Il dibattito sulla musica italiana e la grandezza dei Massimo Volume

Massimo Volume Sara Ardizzoni

Massimo Volume con Sara Ardizzoni che li accompagnerà in tour

A proposito di musica italiana, cercando di lasciare perdere le polemiche di Sanremo, è senza dubbio interessante, nella sua follia, il dibattito che ha scatenato la proposta della Lega che vorrebbe imporre alle radio di trasmettere almeno un terzo di canzoni italiane.
Perché nessuno si pone neppure il problema di quali canzoni dovrebbero passare le radio. Ci fosse un regolamento in grado di imporre una sorta di par condicio che possa permettere a ogni disco italiano in uscita di avere la stessa visibilità del tormentone di turno, saremmo tutti pronti a firmare per la Lega, ovviamente.

Ma visto che non si tratta di questo, meglio concentrarsi sulla musica e fregarsene della radio, che poi in fondo «un mondo con i Massimo Volume primi in classifica sarebbe un orrore», parola di Emidio Clementi degli stessi Massimo Volume, semplicemente, probabilmente, la più grande band italiana.
Ogni loro disco è emozione pura, così uguali a se stessi eppure diversi, senza bisogno di cambiare minimamente formula o cercare di stupire. Come un nuovo romanzo, ecco. O, ancora meglio, una nuova raccolta di racconti. Cosa sono, d’altronde, se non racconti (fin troppo facile in questo caso il riferimento alla poetica post-moderna, quando il titolo dell’album e la title-track sono espliciti omaggi a John Cheever) musicati, le canzoni dei Massimo Volume?
Per chi non li conoscesse (ma davvero?), caratterizzate da un post-rock tirato, teso, chitarra-basso-batteria, e dallo spoken word di Clementi che recita appunto, non canta, i suoi testi di spessore letterario, essendo non a caso anche già autore di svariati romanzi e racconti.
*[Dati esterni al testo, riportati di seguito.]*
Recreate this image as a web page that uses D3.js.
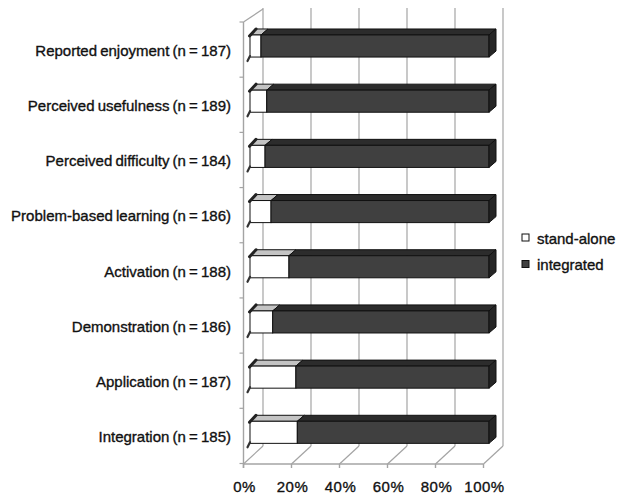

L’ultimo album è uscito per 42 Records a inizio febbraio, si chiama appunto Il nuotatore, come il racconto di Cheever, ed è la solita botta, amplificata dal fatto che erano passati sei anni dall’ultima volta e nove dal ritorno dopo lo scioglimento, con quel Cattive abitudini che resta forse l’apice di un’intera carriera, partita all’inizio degli anni novanta.
Senza più il secondo chitarrista Stefano Pilia, i MV sono rimasti in tre (i fondatori Clementi e la batterista Vittoria Burattini, accompagnati alla chitarra dall’altro membro storico, Egle Sommacal) e suonano ancora più asciutti e la tensione nell’aria è ancora più evidente. Forse hanno perso qualche sfumatura (che tornerà nei concerti dal vivo quando saranno accompagnati dalla seconda chitarra di Sara Ardizzoni, già nella band di Cesare Basile; l’unico appuntamento in regione è in programma il 22 marzo a Savignano) ma non hanno perso un briciolo del loro fascino.
E così dall’inconfondibile apertura di “Una voce a Orlando”, passando per la struggente storia famigliare di “La ditta di acqua minerale” fino al capolavoro in rallenty di Fred” o la divertente “Mia madre e la morte del gen. José Sanjurjo”, sono solo brividi e ognuno potrà scegliere il proprio racconto preferito.
Io invece, alla fine, tutto quello che vorrei fare è soltanto abbracciarli forte, i Massimo Volume.